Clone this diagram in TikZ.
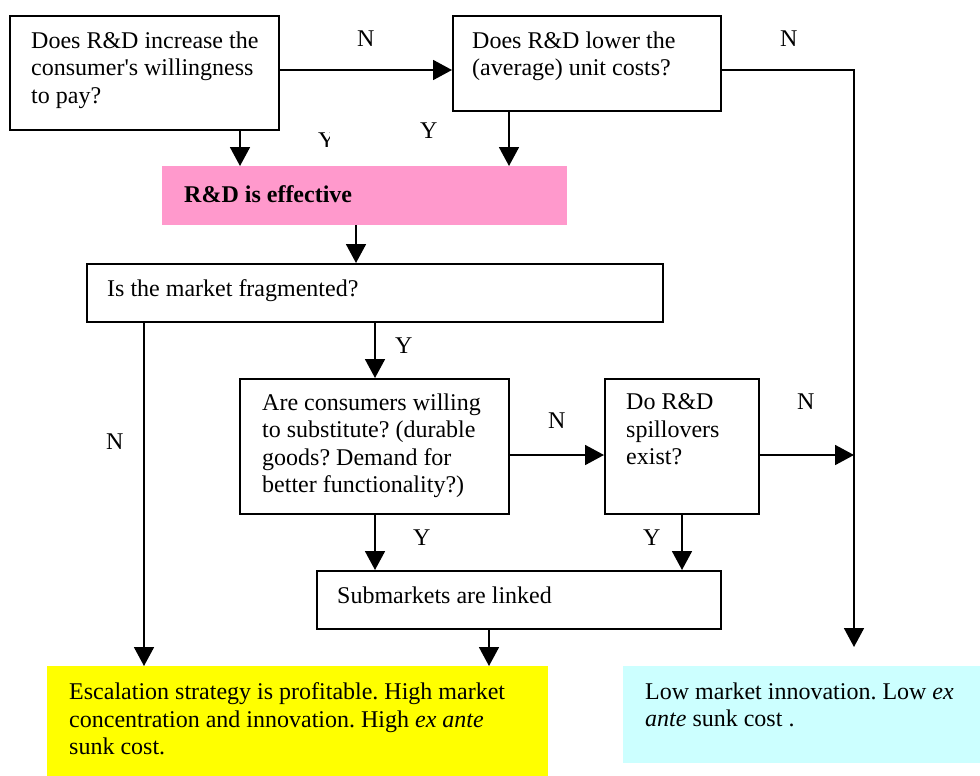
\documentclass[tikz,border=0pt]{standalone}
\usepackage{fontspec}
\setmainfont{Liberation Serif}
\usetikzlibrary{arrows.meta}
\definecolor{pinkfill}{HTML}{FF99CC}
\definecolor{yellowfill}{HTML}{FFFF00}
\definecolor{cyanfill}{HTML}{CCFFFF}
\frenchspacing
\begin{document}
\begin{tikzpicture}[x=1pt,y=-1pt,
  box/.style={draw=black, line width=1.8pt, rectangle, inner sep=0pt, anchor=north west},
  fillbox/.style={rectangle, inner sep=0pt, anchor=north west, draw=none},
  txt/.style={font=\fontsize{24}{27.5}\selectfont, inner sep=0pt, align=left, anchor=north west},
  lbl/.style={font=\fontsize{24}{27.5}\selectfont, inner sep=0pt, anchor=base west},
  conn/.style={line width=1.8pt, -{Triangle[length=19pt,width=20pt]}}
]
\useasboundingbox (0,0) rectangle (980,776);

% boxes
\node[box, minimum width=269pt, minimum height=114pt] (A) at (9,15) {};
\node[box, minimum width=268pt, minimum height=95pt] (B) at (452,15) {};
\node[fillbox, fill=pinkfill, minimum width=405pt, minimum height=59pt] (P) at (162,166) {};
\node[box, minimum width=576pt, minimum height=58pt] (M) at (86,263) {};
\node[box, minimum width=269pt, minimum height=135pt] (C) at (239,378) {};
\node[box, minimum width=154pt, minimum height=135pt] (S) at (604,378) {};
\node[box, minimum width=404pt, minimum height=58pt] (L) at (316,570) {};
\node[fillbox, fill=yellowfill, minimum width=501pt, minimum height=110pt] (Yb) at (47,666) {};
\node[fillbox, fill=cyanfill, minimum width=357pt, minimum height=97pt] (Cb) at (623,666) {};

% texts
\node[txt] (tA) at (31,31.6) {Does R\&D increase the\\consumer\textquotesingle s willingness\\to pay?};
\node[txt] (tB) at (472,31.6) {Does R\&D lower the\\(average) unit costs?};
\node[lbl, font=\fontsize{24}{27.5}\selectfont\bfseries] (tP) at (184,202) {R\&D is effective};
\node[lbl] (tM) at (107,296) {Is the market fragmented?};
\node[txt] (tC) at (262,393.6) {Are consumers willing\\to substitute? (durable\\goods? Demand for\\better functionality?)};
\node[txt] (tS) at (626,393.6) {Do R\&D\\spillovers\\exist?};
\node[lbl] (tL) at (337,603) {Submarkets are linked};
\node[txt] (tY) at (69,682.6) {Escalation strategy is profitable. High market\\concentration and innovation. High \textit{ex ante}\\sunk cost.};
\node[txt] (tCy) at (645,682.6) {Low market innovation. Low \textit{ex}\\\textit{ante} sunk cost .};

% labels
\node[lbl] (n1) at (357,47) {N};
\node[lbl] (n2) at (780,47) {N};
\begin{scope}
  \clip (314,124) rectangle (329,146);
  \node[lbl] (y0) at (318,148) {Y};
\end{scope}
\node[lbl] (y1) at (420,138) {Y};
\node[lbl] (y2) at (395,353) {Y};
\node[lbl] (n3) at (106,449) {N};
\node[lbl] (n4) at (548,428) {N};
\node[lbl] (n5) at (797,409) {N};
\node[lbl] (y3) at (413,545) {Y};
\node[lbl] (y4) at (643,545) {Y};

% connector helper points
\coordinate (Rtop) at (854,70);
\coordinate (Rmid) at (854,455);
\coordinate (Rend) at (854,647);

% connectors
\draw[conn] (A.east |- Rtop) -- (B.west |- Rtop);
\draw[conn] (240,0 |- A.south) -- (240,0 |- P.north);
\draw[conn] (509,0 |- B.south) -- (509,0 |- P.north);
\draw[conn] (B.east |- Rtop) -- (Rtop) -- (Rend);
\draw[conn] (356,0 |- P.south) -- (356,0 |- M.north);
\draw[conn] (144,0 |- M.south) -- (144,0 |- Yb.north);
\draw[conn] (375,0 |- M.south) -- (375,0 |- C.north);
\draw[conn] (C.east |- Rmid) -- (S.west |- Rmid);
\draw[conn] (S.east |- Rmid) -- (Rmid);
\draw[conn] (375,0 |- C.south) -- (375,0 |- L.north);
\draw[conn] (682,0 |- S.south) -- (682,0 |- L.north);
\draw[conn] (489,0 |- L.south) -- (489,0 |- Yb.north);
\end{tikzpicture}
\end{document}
--
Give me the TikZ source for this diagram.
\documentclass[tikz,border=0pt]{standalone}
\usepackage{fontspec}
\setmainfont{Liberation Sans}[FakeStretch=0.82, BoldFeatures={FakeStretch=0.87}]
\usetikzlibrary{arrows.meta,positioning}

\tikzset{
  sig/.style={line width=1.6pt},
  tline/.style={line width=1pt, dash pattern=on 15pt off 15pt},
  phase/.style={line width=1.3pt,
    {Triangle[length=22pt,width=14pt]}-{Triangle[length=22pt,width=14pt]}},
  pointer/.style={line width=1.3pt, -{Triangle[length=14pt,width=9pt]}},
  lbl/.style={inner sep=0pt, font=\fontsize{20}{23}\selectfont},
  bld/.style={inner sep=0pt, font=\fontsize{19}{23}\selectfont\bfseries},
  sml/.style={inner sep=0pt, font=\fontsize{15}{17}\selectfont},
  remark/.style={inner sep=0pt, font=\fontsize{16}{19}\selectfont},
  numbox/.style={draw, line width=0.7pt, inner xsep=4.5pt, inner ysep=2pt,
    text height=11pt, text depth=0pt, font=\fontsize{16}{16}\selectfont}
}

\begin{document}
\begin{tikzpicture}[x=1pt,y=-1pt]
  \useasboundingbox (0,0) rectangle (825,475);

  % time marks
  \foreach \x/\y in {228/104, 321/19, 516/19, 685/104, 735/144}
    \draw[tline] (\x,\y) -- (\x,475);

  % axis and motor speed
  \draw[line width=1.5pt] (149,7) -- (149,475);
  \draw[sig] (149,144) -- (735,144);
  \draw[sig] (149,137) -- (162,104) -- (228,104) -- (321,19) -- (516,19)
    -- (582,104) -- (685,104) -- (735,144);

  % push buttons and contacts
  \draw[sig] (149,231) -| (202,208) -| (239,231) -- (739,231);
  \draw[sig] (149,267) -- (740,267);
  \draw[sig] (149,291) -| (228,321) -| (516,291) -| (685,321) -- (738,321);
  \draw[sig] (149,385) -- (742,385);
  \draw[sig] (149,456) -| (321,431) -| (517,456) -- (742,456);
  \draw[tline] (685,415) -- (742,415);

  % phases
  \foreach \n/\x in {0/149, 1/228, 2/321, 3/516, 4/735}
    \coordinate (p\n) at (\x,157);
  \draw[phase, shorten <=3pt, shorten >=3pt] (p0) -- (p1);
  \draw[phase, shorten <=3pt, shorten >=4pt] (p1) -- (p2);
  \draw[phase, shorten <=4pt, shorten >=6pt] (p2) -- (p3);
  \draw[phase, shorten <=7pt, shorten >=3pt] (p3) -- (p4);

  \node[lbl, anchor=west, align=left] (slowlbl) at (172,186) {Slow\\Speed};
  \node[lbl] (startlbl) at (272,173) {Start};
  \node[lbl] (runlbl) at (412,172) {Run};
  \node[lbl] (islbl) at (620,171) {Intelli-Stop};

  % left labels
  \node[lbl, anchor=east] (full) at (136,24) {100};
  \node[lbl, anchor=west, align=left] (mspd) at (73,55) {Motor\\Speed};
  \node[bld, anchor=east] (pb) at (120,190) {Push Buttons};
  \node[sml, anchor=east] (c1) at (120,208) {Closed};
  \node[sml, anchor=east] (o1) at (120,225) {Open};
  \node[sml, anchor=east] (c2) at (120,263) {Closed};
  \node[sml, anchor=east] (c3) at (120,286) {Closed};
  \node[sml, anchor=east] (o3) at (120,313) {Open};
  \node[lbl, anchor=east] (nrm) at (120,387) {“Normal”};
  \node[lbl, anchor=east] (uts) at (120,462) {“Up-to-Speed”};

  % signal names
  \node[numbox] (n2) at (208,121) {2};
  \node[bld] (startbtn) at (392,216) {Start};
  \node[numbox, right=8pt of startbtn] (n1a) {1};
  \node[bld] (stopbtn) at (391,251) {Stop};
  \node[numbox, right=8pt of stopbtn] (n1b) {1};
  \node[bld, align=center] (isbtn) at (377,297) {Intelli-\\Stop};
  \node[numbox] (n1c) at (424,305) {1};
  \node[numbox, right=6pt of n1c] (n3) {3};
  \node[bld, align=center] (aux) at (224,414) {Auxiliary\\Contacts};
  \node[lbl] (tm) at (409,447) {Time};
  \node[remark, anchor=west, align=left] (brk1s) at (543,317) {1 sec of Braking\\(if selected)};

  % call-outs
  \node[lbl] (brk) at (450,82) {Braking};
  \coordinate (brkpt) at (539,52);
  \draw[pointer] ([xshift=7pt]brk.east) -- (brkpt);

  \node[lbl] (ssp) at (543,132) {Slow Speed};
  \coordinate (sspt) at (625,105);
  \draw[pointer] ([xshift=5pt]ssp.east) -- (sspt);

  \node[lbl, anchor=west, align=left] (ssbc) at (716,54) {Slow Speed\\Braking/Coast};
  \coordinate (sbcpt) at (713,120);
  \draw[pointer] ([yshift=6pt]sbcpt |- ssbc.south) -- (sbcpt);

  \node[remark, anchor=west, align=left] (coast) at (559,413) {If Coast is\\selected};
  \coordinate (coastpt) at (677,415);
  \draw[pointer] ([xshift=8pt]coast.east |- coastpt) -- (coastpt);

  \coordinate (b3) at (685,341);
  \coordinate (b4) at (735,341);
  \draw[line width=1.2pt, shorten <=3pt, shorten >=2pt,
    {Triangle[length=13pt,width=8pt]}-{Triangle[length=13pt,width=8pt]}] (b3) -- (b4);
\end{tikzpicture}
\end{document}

Requirement =>
Write out every line of the data that holds the word "this".

Expected answer =>
Clone this diagram in TikZ.
Give me the TikZ source for this diagram.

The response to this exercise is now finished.